I experienced racism before 9/11, but didn't feel real fear as a Muslim before the war on terror. The anti-Muslim racism that followed the attacks on the World Trade Center and Pentagon brought back to my parents the fear they had felt when they fled Somalia. Trump’s executive order does the same again. He sees fear as a weapon to be deployed against his enemies. When you’re constantly reminded that however moderate, secular or even irreligious you may be, you are still the enemy, it’s difficult to not imagine what comes next: the forced registration, mass detention and expulsion of Muslim Americans all seem dangerously close.

If Muslims are to survive we will need a popular resistance movement, and it's there, in the form of the airport protests, the spare rooms being offered to people trapped outside the US, the lawyers arguing for human rights and due process. But the movement needs to see anti-Muslim racism for what it is, and to recognise that Trump couldn't have done what he did if it hadn't been normalised long ago. The travel ban must be defeated, but a return to 'normal' will not be enough.


Comments


  • 1 February 2017 at 5:50pm
    Stu Bry says:
    While I sympathise with the author of this piece seeing MPs who would happily vote for the UK to bomb any of these seven countries at the drop of a hat grandstand over these orders was sickening.

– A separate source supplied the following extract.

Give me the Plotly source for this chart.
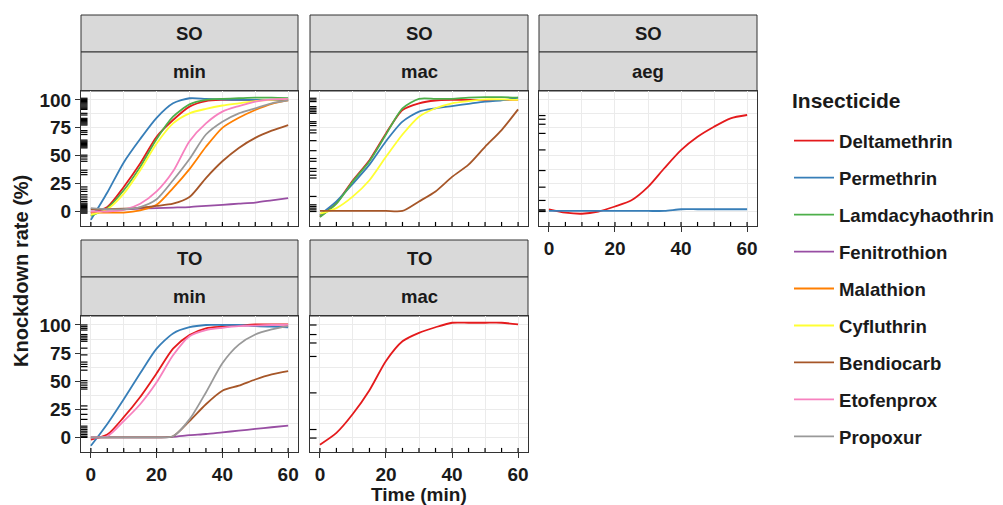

    Our MPs apparently have empathy for Yemenis with the money for a transatlantic air ticket but not those starving under Saudi siege.

    • 4 February 2017 at 1:00am
      FoolCount says: @ Stu Bry
      Right on. To that I would only add that bombing those countries - against which those staunch defenders of "liberal values" never have any objections - was exactly the reason those poor peple chose to become refugees in the first place.

  • 3 February 2017 at 5:02pm
    whisperit says:
    I'm a bit confused about the use of the term, "Anti-Muslim racism" in this piece. As the author says, its practice "...means that whether we practice Islam or not, our names, our countries of birth, our skin tone, or the languages we speak make us 'Muslims'"

    Doesn't this imply that to "see anti-Muslim racism for what it is.." is to see it as racism, pure and simple?

    This seems to me to be an accurate and helpful suggestion, particularly as, like other forms of racism, the major motivation behind it is the economic one, rather than the wish to protect the chimera of "Western values".

    But the exhortation beginning, "If we Muslims are to survive..." seems either to accept the racist labelling (by using that term to blur the distinction), or else to separate out that fraction of the targeted peoples who are actually Muslims?

    Any clarification would be welcome.